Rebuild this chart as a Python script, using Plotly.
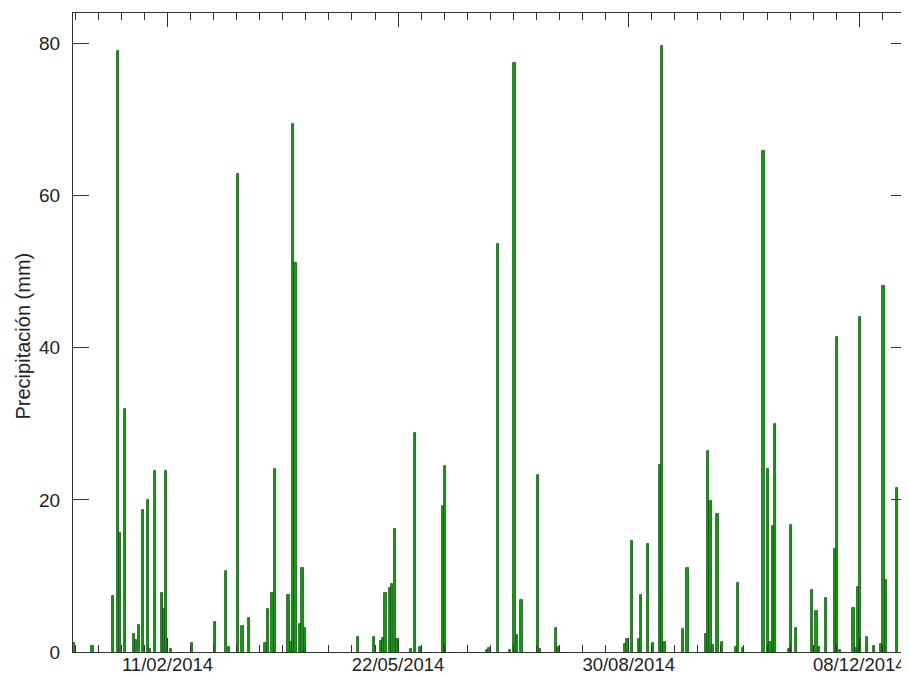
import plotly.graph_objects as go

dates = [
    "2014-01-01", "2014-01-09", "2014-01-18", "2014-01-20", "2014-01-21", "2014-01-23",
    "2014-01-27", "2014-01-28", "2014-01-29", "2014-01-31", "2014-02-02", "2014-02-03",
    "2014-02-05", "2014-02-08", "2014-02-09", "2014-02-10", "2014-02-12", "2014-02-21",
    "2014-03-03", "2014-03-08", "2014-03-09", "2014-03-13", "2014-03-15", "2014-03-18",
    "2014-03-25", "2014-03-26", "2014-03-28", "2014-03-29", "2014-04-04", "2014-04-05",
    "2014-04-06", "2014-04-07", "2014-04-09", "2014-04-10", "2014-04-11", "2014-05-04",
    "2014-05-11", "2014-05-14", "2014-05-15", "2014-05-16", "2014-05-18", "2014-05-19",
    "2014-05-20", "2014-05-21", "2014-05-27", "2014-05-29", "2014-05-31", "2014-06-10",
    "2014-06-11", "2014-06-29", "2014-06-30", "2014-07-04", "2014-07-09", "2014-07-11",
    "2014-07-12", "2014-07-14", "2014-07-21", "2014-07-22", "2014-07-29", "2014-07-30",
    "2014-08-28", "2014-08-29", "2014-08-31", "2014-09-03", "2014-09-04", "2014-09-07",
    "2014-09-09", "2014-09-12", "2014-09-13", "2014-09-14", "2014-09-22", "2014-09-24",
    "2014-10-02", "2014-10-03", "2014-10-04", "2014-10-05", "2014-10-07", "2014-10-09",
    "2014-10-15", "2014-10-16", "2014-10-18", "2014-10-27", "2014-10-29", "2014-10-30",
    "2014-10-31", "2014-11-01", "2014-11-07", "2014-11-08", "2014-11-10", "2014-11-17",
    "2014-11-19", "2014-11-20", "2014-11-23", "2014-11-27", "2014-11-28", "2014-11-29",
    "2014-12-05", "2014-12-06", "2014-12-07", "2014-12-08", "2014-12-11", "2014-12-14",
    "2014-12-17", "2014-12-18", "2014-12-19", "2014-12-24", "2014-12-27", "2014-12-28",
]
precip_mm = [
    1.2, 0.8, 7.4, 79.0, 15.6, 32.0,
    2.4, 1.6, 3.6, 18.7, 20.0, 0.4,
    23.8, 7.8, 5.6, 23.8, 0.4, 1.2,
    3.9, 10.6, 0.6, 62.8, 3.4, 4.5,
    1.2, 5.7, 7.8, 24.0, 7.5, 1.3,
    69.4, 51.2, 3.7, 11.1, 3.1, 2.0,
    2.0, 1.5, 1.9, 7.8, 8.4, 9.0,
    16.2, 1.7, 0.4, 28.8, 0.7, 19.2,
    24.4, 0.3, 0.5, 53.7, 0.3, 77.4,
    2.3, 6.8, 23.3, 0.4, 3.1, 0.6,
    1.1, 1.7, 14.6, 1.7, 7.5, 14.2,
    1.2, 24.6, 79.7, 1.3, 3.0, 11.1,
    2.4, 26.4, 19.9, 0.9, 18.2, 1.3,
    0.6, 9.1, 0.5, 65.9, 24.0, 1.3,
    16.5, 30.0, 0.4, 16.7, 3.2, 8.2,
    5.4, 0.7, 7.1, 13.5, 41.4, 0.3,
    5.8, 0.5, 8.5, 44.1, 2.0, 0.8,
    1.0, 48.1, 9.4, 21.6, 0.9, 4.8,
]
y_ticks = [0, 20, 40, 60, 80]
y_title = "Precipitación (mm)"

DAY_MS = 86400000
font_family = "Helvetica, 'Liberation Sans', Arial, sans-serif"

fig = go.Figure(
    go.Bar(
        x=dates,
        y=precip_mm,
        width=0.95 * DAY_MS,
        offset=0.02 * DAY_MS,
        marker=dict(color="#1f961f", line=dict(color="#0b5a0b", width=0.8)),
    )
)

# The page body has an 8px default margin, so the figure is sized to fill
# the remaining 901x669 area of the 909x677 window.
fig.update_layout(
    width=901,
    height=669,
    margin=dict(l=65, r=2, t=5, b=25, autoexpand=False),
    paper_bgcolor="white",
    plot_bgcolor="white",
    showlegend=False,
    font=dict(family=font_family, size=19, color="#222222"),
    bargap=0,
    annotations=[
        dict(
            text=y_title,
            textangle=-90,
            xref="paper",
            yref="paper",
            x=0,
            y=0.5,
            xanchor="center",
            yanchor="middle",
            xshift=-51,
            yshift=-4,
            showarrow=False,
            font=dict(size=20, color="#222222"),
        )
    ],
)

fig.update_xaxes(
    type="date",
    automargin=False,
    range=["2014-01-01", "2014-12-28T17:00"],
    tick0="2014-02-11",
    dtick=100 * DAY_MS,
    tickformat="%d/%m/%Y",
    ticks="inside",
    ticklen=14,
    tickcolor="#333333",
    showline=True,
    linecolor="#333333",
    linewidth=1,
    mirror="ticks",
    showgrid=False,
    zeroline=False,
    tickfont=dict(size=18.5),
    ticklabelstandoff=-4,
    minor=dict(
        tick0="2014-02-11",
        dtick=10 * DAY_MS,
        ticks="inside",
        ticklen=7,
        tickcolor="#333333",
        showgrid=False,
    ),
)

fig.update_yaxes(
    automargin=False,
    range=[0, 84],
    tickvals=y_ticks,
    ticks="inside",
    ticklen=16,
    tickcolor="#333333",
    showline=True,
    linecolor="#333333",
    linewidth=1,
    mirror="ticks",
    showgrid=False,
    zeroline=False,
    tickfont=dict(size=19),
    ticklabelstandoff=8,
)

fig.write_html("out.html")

→ **TASK BRIEF**
Quote, please, every line of the material above from its start through the line that has "import plotly.graph_objects as go", reproducing the words exactly and dropping any images.

→ **SOLUTION FOR THIS PROBLEM**
Rebuild this chart as a Python script, using Plotly.
import plotly.graph_objects as go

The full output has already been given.